**YOUR OBJECTIVE**
Without the pictures, print the lines running from the beginning of the material to the line containing "label='Wire C after", both ends included.

**SOURCE EXCERPT**
--*--

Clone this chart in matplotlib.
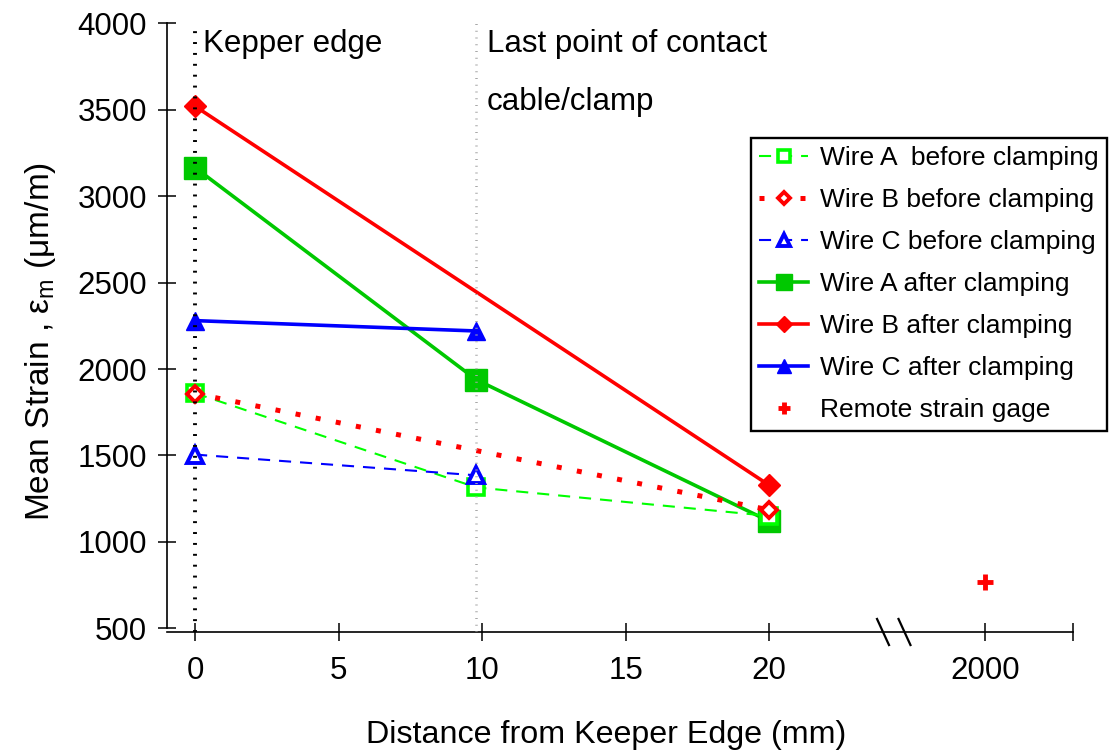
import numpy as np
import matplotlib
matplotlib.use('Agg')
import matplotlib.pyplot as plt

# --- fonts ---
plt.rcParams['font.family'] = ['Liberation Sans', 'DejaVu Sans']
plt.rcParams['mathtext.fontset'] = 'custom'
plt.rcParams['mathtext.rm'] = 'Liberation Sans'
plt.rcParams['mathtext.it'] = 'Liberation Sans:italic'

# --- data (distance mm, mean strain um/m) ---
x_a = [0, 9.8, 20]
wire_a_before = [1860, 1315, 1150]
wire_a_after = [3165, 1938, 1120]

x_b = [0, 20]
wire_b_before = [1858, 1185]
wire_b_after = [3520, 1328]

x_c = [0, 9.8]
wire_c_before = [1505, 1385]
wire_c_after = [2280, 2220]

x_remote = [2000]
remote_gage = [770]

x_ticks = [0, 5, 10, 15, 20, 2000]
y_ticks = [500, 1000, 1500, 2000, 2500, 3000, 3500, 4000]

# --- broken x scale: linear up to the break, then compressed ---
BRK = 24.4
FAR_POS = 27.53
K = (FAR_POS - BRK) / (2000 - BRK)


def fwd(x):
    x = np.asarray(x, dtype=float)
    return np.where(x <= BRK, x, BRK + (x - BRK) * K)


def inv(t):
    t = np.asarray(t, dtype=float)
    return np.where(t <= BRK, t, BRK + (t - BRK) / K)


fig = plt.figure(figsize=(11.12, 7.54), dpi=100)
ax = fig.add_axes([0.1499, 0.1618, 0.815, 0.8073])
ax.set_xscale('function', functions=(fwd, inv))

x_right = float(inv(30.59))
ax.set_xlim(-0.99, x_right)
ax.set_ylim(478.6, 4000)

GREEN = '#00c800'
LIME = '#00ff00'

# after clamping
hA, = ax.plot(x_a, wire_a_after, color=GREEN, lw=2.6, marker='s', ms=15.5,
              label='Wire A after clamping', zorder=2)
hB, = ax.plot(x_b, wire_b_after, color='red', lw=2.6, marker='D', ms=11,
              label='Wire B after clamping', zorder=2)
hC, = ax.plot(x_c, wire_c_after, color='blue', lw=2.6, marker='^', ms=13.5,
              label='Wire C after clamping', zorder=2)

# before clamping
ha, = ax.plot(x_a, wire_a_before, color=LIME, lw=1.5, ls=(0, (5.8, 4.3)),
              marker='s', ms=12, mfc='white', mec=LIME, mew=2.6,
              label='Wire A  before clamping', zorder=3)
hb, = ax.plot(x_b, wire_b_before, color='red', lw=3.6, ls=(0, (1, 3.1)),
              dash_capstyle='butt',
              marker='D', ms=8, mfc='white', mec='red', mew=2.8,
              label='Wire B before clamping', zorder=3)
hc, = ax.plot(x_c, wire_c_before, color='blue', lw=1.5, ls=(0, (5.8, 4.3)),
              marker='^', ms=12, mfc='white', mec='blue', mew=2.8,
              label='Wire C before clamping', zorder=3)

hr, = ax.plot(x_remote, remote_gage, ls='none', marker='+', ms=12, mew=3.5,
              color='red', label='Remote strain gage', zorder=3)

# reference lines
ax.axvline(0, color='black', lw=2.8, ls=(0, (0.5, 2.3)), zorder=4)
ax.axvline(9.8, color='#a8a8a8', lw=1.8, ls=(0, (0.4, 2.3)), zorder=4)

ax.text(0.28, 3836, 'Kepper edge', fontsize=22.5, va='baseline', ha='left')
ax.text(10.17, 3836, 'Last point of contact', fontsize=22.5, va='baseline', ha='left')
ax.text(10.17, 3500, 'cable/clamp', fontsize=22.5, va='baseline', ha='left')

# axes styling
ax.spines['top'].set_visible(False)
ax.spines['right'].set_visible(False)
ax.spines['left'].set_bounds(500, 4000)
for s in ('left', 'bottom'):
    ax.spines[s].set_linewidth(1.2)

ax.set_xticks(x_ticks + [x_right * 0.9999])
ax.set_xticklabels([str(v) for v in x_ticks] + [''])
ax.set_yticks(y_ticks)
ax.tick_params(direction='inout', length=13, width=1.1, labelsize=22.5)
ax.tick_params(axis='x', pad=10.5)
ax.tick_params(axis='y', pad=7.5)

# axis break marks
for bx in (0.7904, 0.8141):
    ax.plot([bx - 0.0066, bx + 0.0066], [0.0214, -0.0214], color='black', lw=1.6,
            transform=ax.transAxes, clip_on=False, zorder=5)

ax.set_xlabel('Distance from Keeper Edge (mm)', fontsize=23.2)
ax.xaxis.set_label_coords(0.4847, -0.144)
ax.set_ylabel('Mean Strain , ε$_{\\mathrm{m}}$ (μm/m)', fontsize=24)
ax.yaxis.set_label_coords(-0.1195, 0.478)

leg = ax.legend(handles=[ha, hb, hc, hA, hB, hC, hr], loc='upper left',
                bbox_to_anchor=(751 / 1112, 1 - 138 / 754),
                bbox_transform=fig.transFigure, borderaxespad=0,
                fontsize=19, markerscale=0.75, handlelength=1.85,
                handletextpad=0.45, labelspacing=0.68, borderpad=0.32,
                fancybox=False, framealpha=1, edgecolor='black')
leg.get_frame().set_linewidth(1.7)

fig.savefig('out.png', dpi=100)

--*--

**WRITTEN ANSWER**
Clone this chart in matplotlib.
import numpy as np
import matplotlib
matplotlib.use('Agg')
import matplotlib.pyplot as plt

# --- fonts ---
plt.rcParams['font.family'] = ['Liberation Sans', 'DejaVu Sans']
plt.rcParams['mathtext.fontset'] = 'custom'
plt.rcParams['mathtext.rm'] = 'Liberation Sans'
plt.rcParams['mathtext.it'] = 'Liberation Sans:italic'

# --- data (distance mm, mean strain um/m) ---
x_a = [0, 9.8, 20]
wire_a_before = [1860, 1315, 1150]
wire_a_after = [3165, 1938, 1120]

x_b = [0, 20]
wire_b_before = [1858, 1185]
wire_b_after = [3520, 1328]

x_c = [0, 9.8]
wire_c_before = [1505, 1385]
wire_c_after = [2280, 2220]

x_remote = [2000]
remote_gage = [770]

x_ticks = [0, 5, 10, 15, 20, 2000]
y_ticks = [500, 1000, 1500, 2000, 2500, 3000, 3500, 4000]

# --- broken x scale: linear up to the break, then compressed ---
BRK = 24.4
FAR_POS = 27.53
K = (FAR_POS - BRK) / (2000 - BRK)


def fwd(x):
    x = np.asarray(x, dtype=float)
    return np.where(x <= BRK, x, BRK + (x - BRK) * K)


def inv(t):
    t = np.asarray(t, dtype=float)
    return np.where(t <= BRK, t, BRK + (t - BRK) / K)


fig = plt.figure(figsize=(11.12, 7.54), dpi=100)
ax = fig.add_axes([0.1499, 0.1618, 0.815, 0.8073])
ax.set_xscale('function', functions=(fwd, inv))

x_right = float(inv(30.59))
ax.set_xlim(-0.99, x_right)
ax.set_ylim(478.6, 4000)

GREEN = '#00c800'
LIME = '#00ff00'

# after clamping
hA, = ax.plot(x_a, wire_a_after, color=GREEN, lw=2.6, marker='s', ms=15.5,
              label='Wire A after clamping', zorder=2)
hB, = ax.plot(x_b, wire_b_after, color='red', lw=2.6, marker='D', ms=11,
              label='Wire B after clamping', zorder=2)
hC, = ax.plot(x_c, wire_c_after, color='blue', lw=2.6, marker='^', ms=13.5,
              label='Wire C after clamping', zorder=2)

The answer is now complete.